§ **Listing**

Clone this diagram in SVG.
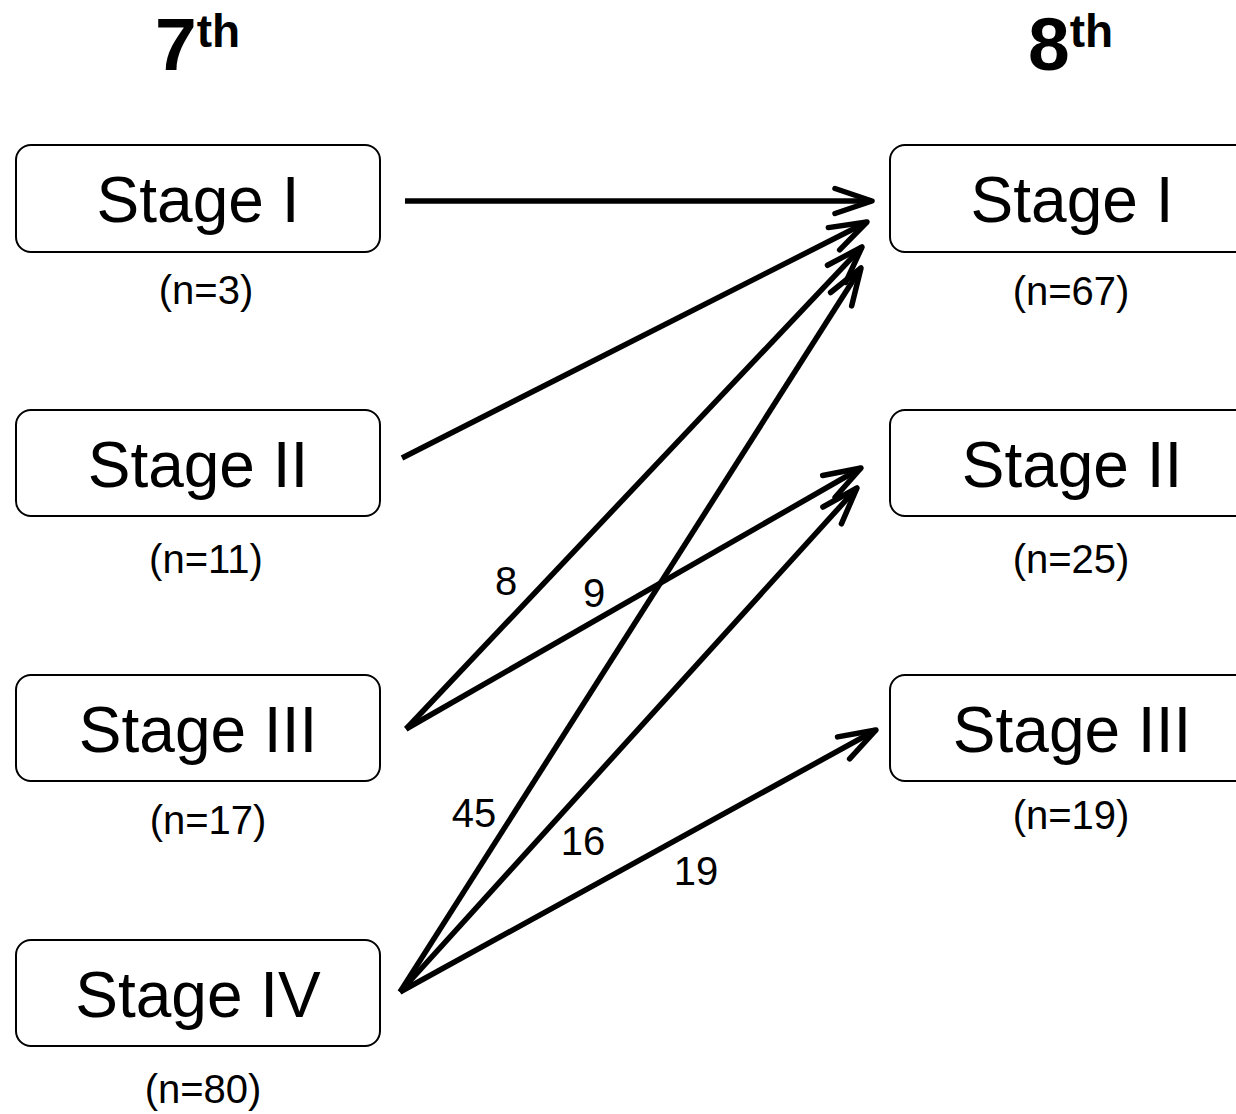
<svg xmlns="http://www.w3.org/2000/svg" width="1236" height="1114" viewBox="0 0 1236 1114">
<style>
.box{fill:#fff;stroke:#000;stroke-width:2}
.stage{font-family:"Liberation Sans",Arial,sans-serif;font-size:64px;text-anchor:middle;fill:#000}
.n{font-family:"Liberation Sans",Arial,sans-serif;font-size:40px;text-anchor:middle;fill:#000}
.lbl{font-family:"Liberation Sans",Arial,sans-serif;font-size:40px;text-anchor:middle;fill:#000}
.title{font-family:"Liberation Sans",Arial,sans-serif;font-size:75px;font-weight:bold;fill:#000}
.conn line{stroke:#000;stroke-width:5.5;fill:none}
</style>
<defs>
<marker id="arr" markerUnits="userSpaceOnUse" markerWidth="60" markerHeight="40" refX="0" refY="0" orient="auto" overflow="visible" viewBox="-45 -20 60 40">
<path d="M-37,-12.5 L0,0 L-37,12.5" fill="none" stroke="#000" stroke-width="5.5" stroke-linecap="round" stroke-linejoin="round"/>
</marker>
</defs>
<rect width="1236" height="1114" fill="#fff"/>
<text class="title" x="155" y="70">7<tspan font-size="46" dy="-23">th</tspan></text>
<text class="title" x="1028" y="70">8<tspan font-size="46" dy="-23">th</tspan></text>
<g id="l1"><rect class="box" x="16" y="145" width="364" height="107" rx="15"/><text class="stage" x="198" y="222">Stage I</text><text class="n" x="206" y="304">(n=3)</text></g>
<g id="l2"><rect class="box" x="16" y="410" width="364" height="106" rx="15"/><text class="stage" x="198" y="487">Stage II</text><text class="n" x="206" y="573">(n=11)</text></g>
<g id="l3"><rect class="box" x="16" y="675" width="364" height="106" rx="15"/><text class="stage" x="198" y="752">Stage III</text><text class="n" x="208" y="834">(n=17)</text></g>
<g id="l4"><rect class="box" x="16" y="940" width="364" height="106" rx="15"/><text class="stage" x="198" y="1017">Stage IV</text><text class="n" x="203" y="1103">(n=80)</text></g>
<g id="r1"><rect class="box" x="890" y="145" width="364" height="107" rx="15"/><text class="stage" x="1072" y="222">Stage I</text><text class="n" x="1071" y="305">(n=67)</text></g>
<g id="r2"><rect class="box" x="890" y="410" width="364" height="106" rx="15"/><text class="stage" x="1072" y="487">Stage II</text><text class="n" x="1071" y="573">(n=25)</text></g>
<g id="r3"><rect class="box" x="890" y="675" width="364" height="106" rx="15"/><text class="stage" x="1072" y="752">Stage III</text><text class="n" x="1071" y="829">(n=19)</text></g>
<g id="connectors" class="conn">
<line x1="405" y1="201" x2="872" y2="201" marker-end="url(#arr)"/>
<line x1="402" y1="458" x2="867" y2="222" marker-end="url(#arr)"/>
<line x1="406" y1="729" x2="862" y2="247" marker-end="url(#arr)"/>
<line x1="400" y1="992" x2="861" y2="268" marker-end="url(#arr)"/>
<line x1="406" y1="729" x2="861" y2="468" marker-end="url(#arr)"/>
<line x1="400" y1="992" x2="857" y2="488" marker-end="url(#arr)"/>
<line x1="400" y1="992" x2="876" y2="730" marker-end="url(#arr)"/>
</g>
<g id="labels">
<text class="lbl" x="506" y="595">8</text>
<text class="lbl" x="594" y="607">9</text>
<text class="lbl" x="474" y="827">45</text>
<text class="lbl" x="583" y="855">16</text>
<text class="lbl" x="696" y="885">19</text>
</g>
</svg>
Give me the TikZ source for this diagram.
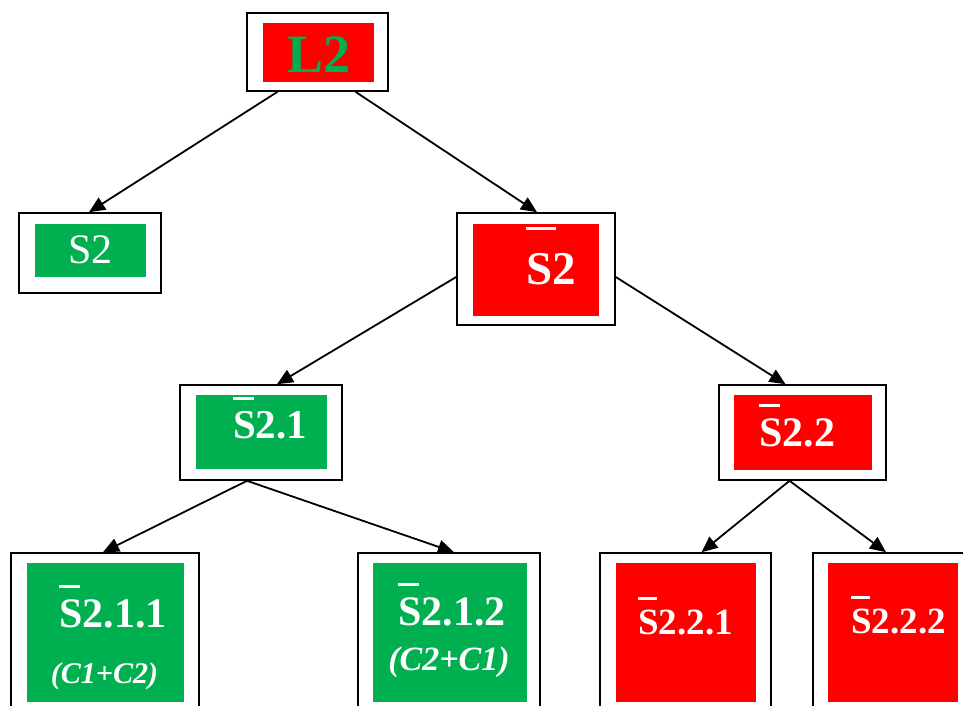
\documentclass[tikz,border=0pt]{standalone}
\usepackage{fontspec}
\setmainfont{Liberation Serif}
\usepackage{xcolor}
\usetikzlibrary{arrows.meta}
\definecolor{sgreen}{HTML}{00B050}
\definecolor{sred}{HTML}{FF0000}
\newcommand\ovS[2][0.5em]{\rlap{\rule[#2]{#1}{0.07em}}S}
\newcommand\fs[1]{\fontsize{#1}{#1}\selectfont}

\begin{document}
\begin{tikzpicture}[x=1pt,y=-1pt,
  outbox/.style={draw=black, line width=1.6pt, fill=white, inner sep=0pt},
  ingreen/.style={fill=sgreen, inner sep=0pt},
  inred/.style={fill=sred, inner sep=0pt},
  lbl/.style={text=white, inner sep=0pt, anchor=base west},
  arr/.style={-{Triangle[length=16pt,width=14pt]}, line width=1.8pt},
]
\useasboundingbox (0,0) rectangle (963,706);
\clip (0,0) rectangle (963,706);

% top
\node[outbox, minimum width=141, minimum height=78] (l2) at (317.5,52) {};
\node[inred, minimum width=111, minimum height=59] (l2in) at (318.5,52.5) {};
\node[lbl, text=sgreen, font=\bfseries\fs{54}] (l2t) at (287,73) {L2};

% second row
\node[outbox, minimum width=142, minimum height=80] (s2) at (90,253) {};
\node[ingreen, minimum width=111, minimum height=53] (s2in) at (90.5,250.5) {};
\node[lbl, font=\fs{42}] (s2t) at (68,263) {S2};

\node[outbox, minimum width=158, minimum height=112] (s2b) at (536,269) {};
\node[inred, minimum width=126, minimum height=92] (s2bin) at (536,270) {};
\node[lbl, font=\bfseries\fs{47}] (s2bt) at (526,284) {\ovS[0.64em]{1.15em}2};

% third row
\node[outbox, minimum width=162, minimum height=95] (s21) at (261,432.5) {};
\node[ingreen, minimum width=131, minimum height=74] (s21in) at (261.5,432) {};
\node[lbl, font=\bfseries\fs{41}] (s21t) at (233,438) {\ovS{0.93em}2.1};

\node[outbox, minimum width=167, minimum height=95] (s22) at (802.5,432.5) {};
\node[inred, minimum width=138, minimum height=75] (s22in) at (803,432.5) {};
\node[lbl, font=\bfseries\fs{42}] (s22t) at (759,446) {\ovS{0.93em}2.2};

% bottom row
\node[outbox, minimum width=188, minimum height=160] (s211) at (105,633) {};
\node[ingreen, minimum width=157, minimum height=139] (s211in) at (105.5,632.5) {};
\node[lbl, font=\bfseries\fs{42}] (s211t) at (59,627) {\ovS{0.93em}2.1.1};
\node[lbl, anchor=base, font=\bfseries\itshape\fs{30}] (s211c) at (104.5,683) {(C1+C2)};

\node[outbox, minimum width=182, minimum height=160] (s212) at (449,633) {};
\node[ingreen, minimum width=154, minimum height=139] (s212in) at (450,632.5) {};
\node[lbl, font=\bfseries\fs{42}] (s212t) at (398,625) {\ovS{0.93em}2.1.2};
\node[lbl, anchor=base, font=\bfseries\itshape\fs{34}] (s212c) at (449,670) {(C2+C1)};

\node[outbox, minimum width=171, minimum height=160] (s221) at (685.5,633) {};
\node[inred, minimum width=140, minimum height=139] (s221in) at (686,632.5) {};
\node[lbl, font=\bfseries\fs{37}] (s221t) at (638,634) {\ovS{0.93em}2.2.1};

\node[outbox, minimum width=162, minimum height=160] (s222) at (894,633) {};
\node[inred, minimum width=130, minimum height=139] (s222in) at (893,632.5) {};
\node[lbl, font=\bfseries\fs{37}] (s222t) at (851,633) {\ovS{0.93em}2.2.2};

% arrows
\draw[arr] ([xshift=-40pt]l2.south) -- ([xshift=-1pt]s2.north);
\draw[arr] ([xshift=38pt]l2.south) -- ([xshift=1pt]s2b.north);
\draw[arr] ([yshift=-8pt]s2b.west) -- ([xshift=16pt]s21.north);
\draw[arr] ([yshift=-8pt]s2b.east) -- ([xshift=-17pt]s22.north);
\draw[arr] ([xshift=-14pt]s21.south) -- ([xshift=-2pt]s211.north);
\draw[arr] ([xshift=-14pt]s21.south) -- ([xshift=5pt]s212.north);
\draw[arr] ([xshift=-13pt]s22.south) -- ([xshift=16pt]s221.north);
\draw[arr] ([xshift=-13pt]s22.south) -- ([xshift=-8pt]s222.north);
\end{tikzpicture}
\end{document}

§ **What the task asks**
Sift through the entries and copy every line with "diagram".

§ **Final result**
Clone this diagram in SVG.
Give me the TikZ source for this diagram.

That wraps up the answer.